NOTHING SYMBOLIZES Portland's recent evolution like our changing attitudes toward backyard novelty birds. Five years ago, Portland's homemaking scene was just finding its footing. Home-jarred pickles lined every pantry; quaint, hand-knitted cozies sheltered every beer; and in every backyard? A couple of plump hens, pecking peckishly away at the kitchen scraps.

But those were veritable frontier days, and the city's aesthetic has undeniably changed in the years since: The rugged, bearded outdoorsman, clad in Danner boots and a Pendleton button-down, has replaced the tea-drinking, cardigan-wearing twee fan who so defined our city in the early aughts. Beer cozies have gone the way of the beer can: Obsolete, in a town where every basement boasts a kegerator full of home-brewed beer. And where black-lava salt once seemed the cutting edge of Portland's sodium-chloride scene, these days the true salt connoisseur wouldn't be caught dead in an artisan salt shop, preferring to harvest their own at the Oregon Coast. (A few intrepid souls are even beginning to harvest heartbreak: Salt made from human tears takes "DIY" to an intimate new level.)
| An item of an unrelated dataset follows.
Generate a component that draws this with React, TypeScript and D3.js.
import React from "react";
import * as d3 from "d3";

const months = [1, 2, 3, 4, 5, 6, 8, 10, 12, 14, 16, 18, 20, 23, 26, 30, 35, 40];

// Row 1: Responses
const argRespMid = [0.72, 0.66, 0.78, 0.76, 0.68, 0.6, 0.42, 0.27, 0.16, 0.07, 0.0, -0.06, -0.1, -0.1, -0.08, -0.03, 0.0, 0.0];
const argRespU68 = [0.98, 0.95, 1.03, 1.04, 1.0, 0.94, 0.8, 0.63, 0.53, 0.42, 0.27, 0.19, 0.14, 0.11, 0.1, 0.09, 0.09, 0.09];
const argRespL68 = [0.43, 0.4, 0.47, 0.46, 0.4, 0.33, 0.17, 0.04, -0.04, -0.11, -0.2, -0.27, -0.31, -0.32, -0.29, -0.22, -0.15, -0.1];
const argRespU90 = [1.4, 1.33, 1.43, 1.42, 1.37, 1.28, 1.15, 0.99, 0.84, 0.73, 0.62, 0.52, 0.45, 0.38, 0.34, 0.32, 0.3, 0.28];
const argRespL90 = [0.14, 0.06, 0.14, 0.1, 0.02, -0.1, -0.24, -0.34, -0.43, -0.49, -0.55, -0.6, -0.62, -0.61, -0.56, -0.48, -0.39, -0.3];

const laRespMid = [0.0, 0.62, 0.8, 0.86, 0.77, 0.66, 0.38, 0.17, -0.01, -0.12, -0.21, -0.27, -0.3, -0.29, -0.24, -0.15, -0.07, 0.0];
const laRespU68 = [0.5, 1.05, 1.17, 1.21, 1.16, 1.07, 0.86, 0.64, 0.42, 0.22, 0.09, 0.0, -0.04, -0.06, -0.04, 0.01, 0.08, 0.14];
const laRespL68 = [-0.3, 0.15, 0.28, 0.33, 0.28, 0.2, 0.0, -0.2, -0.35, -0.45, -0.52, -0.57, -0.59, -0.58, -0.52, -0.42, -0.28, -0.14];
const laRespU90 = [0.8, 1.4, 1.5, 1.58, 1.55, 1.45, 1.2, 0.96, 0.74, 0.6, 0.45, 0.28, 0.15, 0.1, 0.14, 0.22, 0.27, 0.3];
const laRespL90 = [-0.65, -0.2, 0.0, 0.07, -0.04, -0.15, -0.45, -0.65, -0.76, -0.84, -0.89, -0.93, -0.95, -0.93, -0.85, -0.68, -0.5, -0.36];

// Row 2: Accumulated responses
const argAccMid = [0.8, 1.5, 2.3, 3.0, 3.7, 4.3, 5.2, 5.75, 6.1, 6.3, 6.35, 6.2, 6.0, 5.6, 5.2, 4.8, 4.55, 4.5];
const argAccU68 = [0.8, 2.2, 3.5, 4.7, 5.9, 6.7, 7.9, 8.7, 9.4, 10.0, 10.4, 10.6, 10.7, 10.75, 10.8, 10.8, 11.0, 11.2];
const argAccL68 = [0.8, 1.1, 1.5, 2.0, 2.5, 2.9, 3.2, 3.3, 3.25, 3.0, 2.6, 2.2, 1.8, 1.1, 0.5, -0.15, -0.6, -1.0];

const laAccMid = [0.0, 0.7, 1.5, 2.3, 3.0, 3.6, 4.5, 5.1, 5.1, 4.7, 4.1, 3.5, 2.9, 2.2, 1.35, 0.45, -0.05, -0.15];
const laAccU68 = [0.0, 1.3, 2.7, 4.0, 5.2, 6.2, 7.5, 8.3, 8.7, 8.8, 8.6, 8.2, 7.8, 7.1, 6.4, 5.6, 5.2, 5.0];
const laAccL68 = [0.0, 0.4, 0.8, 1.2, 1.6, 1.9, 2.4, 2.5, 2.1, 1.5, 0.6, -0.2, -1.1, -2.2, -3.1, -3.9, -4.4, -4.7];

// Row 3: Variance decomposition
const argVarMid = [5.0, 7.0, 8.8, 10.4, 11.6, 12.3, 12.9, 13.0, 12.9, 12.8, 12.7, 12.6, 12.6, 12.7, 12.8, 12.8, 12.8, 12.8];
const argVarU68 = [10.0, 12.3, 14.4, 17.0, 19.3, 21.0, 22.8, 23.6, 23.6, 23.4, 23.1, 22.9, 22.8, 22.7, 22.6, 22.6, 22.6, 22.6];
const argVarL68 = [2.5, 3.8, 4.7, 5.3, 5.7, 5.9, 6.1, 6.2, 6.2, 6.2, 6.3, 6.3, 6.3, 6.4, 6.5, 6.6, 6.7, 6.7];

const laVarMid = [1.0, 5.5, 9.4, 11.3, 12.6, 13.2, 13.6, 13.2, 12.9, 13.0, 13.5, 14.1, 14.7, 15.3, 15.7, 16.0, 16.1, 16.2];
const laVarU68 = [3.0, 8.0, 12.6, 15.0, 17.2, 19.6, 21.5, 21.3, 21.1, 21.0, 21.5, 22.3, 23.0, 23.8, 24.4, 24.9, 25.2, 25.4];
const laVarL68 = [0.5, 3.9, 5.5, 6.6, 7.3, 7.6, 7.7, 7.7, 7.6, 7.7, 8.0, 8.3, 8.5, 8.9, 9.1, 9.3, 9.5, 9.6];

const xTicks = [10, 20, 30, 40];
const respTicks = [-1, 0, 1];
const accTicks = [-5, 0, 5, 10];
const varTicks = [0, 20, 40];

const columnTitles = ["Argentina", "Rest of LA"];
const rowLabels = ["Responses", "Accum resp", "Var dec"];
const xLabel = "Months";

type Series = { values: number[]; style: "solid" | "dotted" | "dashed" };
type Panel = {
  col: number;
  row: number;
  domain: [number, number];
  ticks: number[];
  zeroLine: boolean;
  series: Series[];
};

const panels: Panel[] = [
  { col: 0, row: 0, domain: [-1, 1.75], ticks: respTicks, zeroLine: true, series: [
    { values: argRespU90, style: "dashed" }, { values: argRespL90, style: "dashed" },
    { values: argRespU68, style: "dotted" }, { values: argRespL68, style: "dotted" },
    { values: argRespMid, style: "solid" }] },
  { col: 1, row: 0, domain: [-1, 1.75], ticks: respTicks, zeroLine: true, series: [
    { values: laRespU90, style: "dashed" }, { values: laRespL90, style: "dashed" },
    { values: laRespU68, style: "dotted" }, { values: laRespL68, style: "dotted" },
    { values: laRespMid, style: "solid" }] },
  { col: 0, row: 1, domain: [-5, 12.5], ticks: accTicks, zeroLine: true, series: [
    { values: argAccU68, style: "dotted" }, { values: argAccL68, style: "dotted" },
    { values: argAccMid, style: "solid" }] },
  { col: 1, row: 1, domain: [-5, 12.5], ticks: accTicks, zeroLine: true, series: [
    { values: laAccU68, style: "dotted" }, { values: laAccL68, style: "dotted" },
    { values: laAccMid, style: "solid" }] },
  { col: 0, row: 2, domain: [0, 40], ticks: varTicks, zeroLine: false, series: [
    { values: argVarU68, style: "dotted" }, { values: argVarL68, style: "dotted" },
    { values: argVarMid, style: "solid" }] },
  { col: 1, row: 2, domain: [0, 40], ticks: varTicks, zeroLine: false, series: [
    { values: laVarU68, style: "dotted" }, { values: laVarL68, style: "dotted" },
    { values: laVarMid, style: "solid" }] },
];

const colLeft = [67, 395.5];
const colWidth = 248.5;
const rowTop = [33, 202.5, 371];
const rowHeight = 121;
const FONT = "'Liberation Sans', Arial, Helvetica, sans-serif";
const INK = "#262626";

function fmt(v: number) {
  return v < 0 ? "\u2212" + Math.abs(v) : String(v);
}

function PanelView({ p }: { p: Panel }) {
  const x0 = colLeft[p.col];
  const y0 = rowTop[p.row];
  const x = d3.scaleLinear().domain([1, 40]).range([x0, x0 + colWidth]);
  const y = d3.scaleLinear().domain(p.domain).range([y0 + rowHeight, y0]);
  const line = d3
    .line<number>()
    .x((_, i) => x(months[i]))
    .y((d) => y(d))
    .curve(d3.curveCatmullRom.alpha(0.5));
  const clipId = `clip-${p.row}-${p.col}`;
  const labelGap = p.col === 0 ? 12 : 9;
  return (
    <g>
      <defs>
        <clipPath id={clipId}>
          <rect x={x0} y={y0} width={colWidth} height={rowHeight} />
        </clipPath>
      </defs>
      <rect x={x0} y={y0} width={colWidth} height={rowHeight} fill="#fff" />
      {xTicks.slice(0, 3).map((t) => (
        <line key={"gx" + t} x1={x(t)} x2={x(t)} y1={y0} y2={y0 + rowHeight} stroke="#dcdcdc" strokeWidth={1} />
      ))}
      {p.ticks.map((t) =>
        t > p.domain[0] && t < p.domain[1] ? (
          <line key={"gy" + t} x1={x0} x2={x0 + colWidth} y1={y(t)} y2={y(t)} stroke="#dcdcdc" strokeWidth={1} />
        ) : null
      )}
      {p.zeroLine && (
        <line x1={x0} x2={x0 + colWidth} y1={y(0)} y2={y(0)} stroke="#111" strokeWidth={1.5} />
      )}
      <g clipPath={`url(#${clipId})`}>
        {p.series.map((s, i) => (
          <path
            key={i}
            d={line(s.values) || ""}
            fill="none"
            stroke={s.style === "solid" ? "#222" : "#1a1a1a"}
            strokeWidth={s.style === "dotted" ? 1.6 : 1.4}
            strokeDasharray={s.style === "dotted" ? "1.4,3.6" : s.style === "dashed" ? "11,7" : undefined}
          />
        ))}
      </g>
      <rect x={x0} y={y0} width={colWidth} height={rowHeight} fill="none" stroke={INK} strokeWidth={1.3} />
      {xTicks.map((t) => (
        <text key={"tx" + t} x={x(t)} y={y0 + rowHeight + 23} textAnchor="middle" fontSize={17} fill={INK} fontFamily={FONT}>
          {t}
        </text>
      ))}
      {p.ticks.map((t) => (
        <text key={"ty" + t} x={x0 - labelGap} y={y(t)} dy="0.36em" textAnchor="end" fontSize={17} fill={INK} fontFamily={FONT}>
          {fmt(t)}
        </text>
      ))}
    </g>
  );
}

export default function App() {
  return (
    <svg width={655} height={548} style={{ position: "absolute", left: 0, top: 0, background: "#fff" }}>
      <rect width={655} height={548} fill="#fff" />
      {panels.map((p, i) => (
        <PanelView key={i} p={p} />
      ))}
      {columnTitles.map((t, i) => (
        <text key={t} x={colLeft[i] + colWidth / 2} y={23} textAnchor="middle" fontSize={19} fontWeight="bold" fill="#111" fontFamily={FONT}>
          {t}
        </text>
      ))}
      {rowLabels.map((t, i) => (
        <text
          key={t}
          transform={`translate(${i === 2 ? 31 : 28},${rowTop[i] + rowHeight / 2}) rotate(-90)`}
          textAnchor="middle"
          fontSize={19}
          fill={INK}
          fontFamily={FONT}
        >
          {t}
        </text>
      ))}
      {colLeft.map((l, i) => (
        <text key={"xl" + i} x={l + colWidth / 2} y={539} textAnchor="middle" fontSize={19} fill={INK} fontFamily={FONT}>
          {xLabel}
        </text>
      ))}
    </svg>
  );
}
And as for those chickens? It's off to the feathery abattoir. Once a proud symbol of food independence, the few chickens remaining in Portland coops have come to seem tragically out-of-date next to the newest fowl to catch Portland's fancy: the quail. Chickens carry an undeniable waft of hearth and home, a comforting, maternal familiarity embodied in over-sized eggs and endless needy clucking. The hardier quail, housed in a hand-crafted coop made from salvaged materials, represents a triumph of man over nature, a taming of the wild beast without and within. As game birds replace chickens, it's a decisively masculine moment for a city historically more comfortable with its feminine side.